フルマラソンの30km以降になると、多くのランナーが悩まされるのが「足のつり」。一般的には、水分不足やミネラル不足が原因といわれますが、最新の研究では必ずしもそれだけではないことが分かってきました。
本稿では、末尾の動画をもとに、足がつる原因と、ランナーが実践できる効果的な予防法を分かりやすく解説します。ぜひ参考にしてください。
一般的に言われてきた足がつる原因は「水分・ミネラル不足」
足がつる原因として「水分不足」「ミネラル不足」「暑さによる発汗」などがよく挙げられます。そのため、スポーツドリンクをこまめに摂ったり、塩タブレットを携帯したり、芍薬甘草湯(漢方)などを使用するランナーも多いのが実情です。
しかし、水分やミネラルの補給をしっかり行っていても、レース後半に足がつるランナーは多く出ています。このことから、足つりの原因には別の要素も関係している可能性が高いのです。
最新研究が示す足がつる原因は「筋疲労」
最新の運動生理学では、「足つりは水分や電解質不足だけでは説明できない」とする研究が増えています。脱水や電解質の乱れが原因なら、全身の筋肉で痙攣が起きるはずですが、実際には脚だけに集中して発生するためです。

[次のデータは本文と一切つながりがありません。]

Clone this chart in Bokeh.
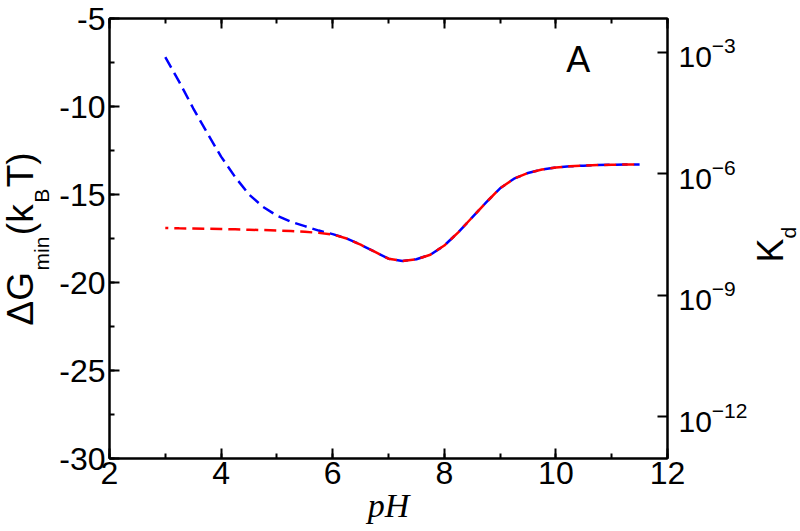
import math
from bokeh.plotting import figure
from bokeh.layouts import row
from bokeh.models import (Range1d, LogAxis, LinearAxis, FixedTicker, Label,
                          LogScale, SingleIntervalTicker, ColumnDataSource,
                          CustomJSTickFormatter)
from bokeh.core.properties import value
from bokeh.embed import file_html
from bokeh.resources import INLINE

# ---- data ----
ph = [3.0, 3.25, 3.5, 3.75, 4.0, 4.25, 4.5, 4.75, 5.0, 5.25, 5.5, 5.75,
      6.0, 6.25, 6.5, 6.75, 7.0, 7.25, 7.5, 7.75, 8.0, 8.25, 8.5, 8.75,
      9.0, 9.25, 9.5, 9.75, 10.0, 10.25, 10.5, 10.75, 11.0, 11.25, 11.5]
dg_blue = [-7.2, -8.6, -10.1, -11.5, -12.85, -14.0, -15.0, -15.7, -16.2, -16.55, -16.8, -17.05,
           -17.25, -17.5, -17.85, -18.25, -18.65, -18.78, -18.68, -18.42, -17.9, -17.15, -16.3, -15.45,
           -14.65, -14.1, -13.78, -13.58, -13.47, -13.4, -13.36, -13.33, -13.31, -13.3, -13.29]
dg_red = [-16.9, -16.92, -16.93, -16.95, -16.96, -16.98, -17.0, -17.02, -17.05, -17.08, -17.12, -17.18,
          -17.27, -17.5, -17.85, -18.25, -18.65, -18.78, -18.68, -18.42, -17.9, -17.15, -16.3, -15.45,
          -14.65, -14.1, -13.78, -13.58, -13.47, -13.4, -13.36, -13.33, -13.31, -13.3, -13.29]
x_limits = (2, 12)
y_limits = (-30, -5)
kd_ticks = [1e-3, 1e-6, 1e-9, 1e-12]

FONT = "Liberation Sans"
H = 531
LEFT_W, MAIN_W, RIGHT_W = 56, 694, 50
TOP_B, BOT_B = 18, 73

p = figure(width=MAIN_W, height=H, x_range=Range1d(*x_limits), y_range=Range1d(*y_limits),
           output_backend="svg", toolbar_location=None,
           min_border_left=51, min_border_right=82, min_border_top=TOP_B, min_border_bottom=BOT_B)
p.grid.visible = False
p.outline_line_color = "black"
p.outline_line_width = 2
p.background_fill_color = "white"
p.border_fill_color = "white"

def style_axis(ax, fs="32px"):
    ax.axis_line_width = 2
    ax.axis_line_color = "black"
    ax.major_tick_in = 10
    ax.major_tick_out = 0
    ax.minor_tick_in = 5
    ax.minor_tick_out = 0
    ax.major_tick_line_width = 2
    ax.minor_tick_line_width = 2
    ax.major_label_text_font = FONT
    ax.major_label_text_font_size = fs
    ax.major_label_text_color = "black"

plain = CustomJSTickFormatter(code="return tick.toFixed(0);")
p.xaxis.ticker = SingleIntervalTicker(interval=2, num_minor_ticks=2)
p.yaxis.ticker = SingleIntervalTicker(interval=5, num_minor_ticks=2)
p.xaxis.formatter = plain
p.yaxis.formatter = plain
style_axis(p.xaxis[0])
style_axis(p.yaxis[0])
p.xaxis.major_label_standoff = 3
p.yaxis.major_label_standoff = 4
p.xaxis.axis_label = "pH"
p.xaxis.axis_label_text_font = "Liberation Serif"
p.xaxis.axis_label_text_font_style = "italic"
p.xaxis.axis_label_text_font_size = "34px"
p.xaxis.axis_label_text_color = "black"
p.xaxis.axis_label_standoff = 0

top = LinearAxis(ticker=SingleIntervalTicker(interval=2, num_minor_ticks=2),
                 formatter=CustomJSTickFormatter(code="return '';"))
style_axis(top)
top.major_label_standoff = 0
p.add_layout(top, "above")

# right Kd axis (log scale, Kd = exp(dG))
p.extra_y_ranges = {"kd": Range1d(math.exp(y_limits[0]), math.exp(y_limits[1]))}
p.extra_y_scales = {"kd": LogScale()}
rax = LogAxis(y_range_name="kd", ticker=FixedTicker(ticks=kd_ticks))
style_axis(rax, "30px")
rax.minor_tick_in = 0
rax.major_label_standoff = 11
p.add_layout(rax, "right")

src = ColumnDataSource(dict(ph=ph, blue=dg_blue, red=dg_red))
p.line("ph", "blue", source=src, line_color="#0000ff", line_width=2.5, line_dash="12 6")
p.line("ph", "red", source=src, line_color="#ff0000", line_width=2.5, line_dash="12 6",
       line_dash_offset=9)

# panel label
p.add_layout(Label(x=10.4, y=-7.33, text="A", text_font=FONT, text_font_size="36px",
                   text_color="black", text_align="center", text_baseline="middle"))


def side_fig(w):
    # side strip whose data coordinates equal page pixels (y downwards)
    f = figure(width=w, height=H, x_range=Range1d(0, w), y_range=Range1d(H - BOT_B, TOP_B),
               x_axis_type=None, y_axis_type=None, output_backend="svg",
               toolbar_location=None, min_border_left=0, min_border_right=0,
               min_border_top=TOP_B, min_border_bottom=BOT_B)
    f.outline_line_color = None
    f.background_fill_color = "white"
    f.border_fill_color = "white"
    return f


def rotated_pieces(f, texts, sizes, subs, base_x, sub_x, start_y, adv, gap):
    """Vertical (bottom-to-top) text made of pieces; each piece centred."""
    xs, ys, fs = [], [], []
    y = start_y
    for t, s, sb, a in zip(texts, sizes, subs, adv):
        length = a * s
        xs.append(sub_x if sb else base_x)
        ys.append(y - length / 2)
        fs.append(f"{s}px")
        y -= length + gap
    cds = ColumnDataSource(dict(x=xs, y=ys, text=texts, fs=fs))
    f.text(x="x", y="y", text="text", source=cds, angle=math.pi / 2,
           text_font=value(FONT), text_font_size="fs", text_color="black",
           text_align="center", text_baseline="middle")


# left axis title  ΔG_min(k_B T)
fl = side_fig(LEFT_W)
rotated_pieces(fl, ["ΔG", "min", "(k", "B", "T)"], [37, 21, 37, 21, 37], [0, 1, 0, 1, 0],
               20, 40.5, 325, [1.446, 1.611, 0.833, 0.667, 0.944], 1.5)

# right axis title K_d
fr = side_fig(RIGHT_W)
rotated_pieces(fr, ["K", "d"], [36, 21], [0, 1], 20, 38, 262, [0.667, 0.556], 0)

layout = row(fl, p, fr, spacing=0)
open("out.html", "w").write(file_html(layout, INLINE))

ある研究者の報告では、足つりの主原因として「酷使による筋疲労」が最も可能性が高いとされています。
長時間・高強度の運動で筋肉に疲労が蓄積すると、筋肉の動きを調整する部位などの神経系バランスが崩れ、筋肉が過敏化して痙攣(つり)が起こりやすくなります。特にオーバーペースで走った場合、普段の練習以上の負荷が脚にかかるため、より足つりが発生しやすくなるのです。
足がつるのを防ぐ方法は「鍛える」
足つりを根本的に防ぐには、筋力をつけること。レースペースに耐えられる脚を作るというシンプルな対策がもっとも効果的です。日常のロング走はゆっくり走りつつ、レース2〜3か月前からは徐々にペースを上げ、最終的にレースペースに近い速度で30km走を行うのが理想的です。
上級ランナーであれば、ビルドアップ走や変化走、坂ダッシュ(走る筋トレ)など負荷の高い練習を取り入れることで、終盤でも粘れる強い脚を育てられます。
レース当日の水分補給や塩分補給は大切ですが、それだけで足つりを完全に防ぐことはできません。レースペースに負けない脚づくりこそ最大の対策です。
足つりは誰にでも起こり得る現象ですが、本質的な原因は「筋疲労とオーバーペース」。水分やミネラルの補給は重要なサポート要素であり、レース中のエネルギー管理として役立ちますが、足つりを根本的に防ぐには日々のトレーニングで脚を鍛えることが欠かせません。
適切なペースでのロング走やビルドアップ走を積み重ねることで、終盤でもペースを落とさず走り切れる強い脚を作れます。フルマラソンでの失速を防ぎたい方は、ぜひ練習の質を見直してみてください!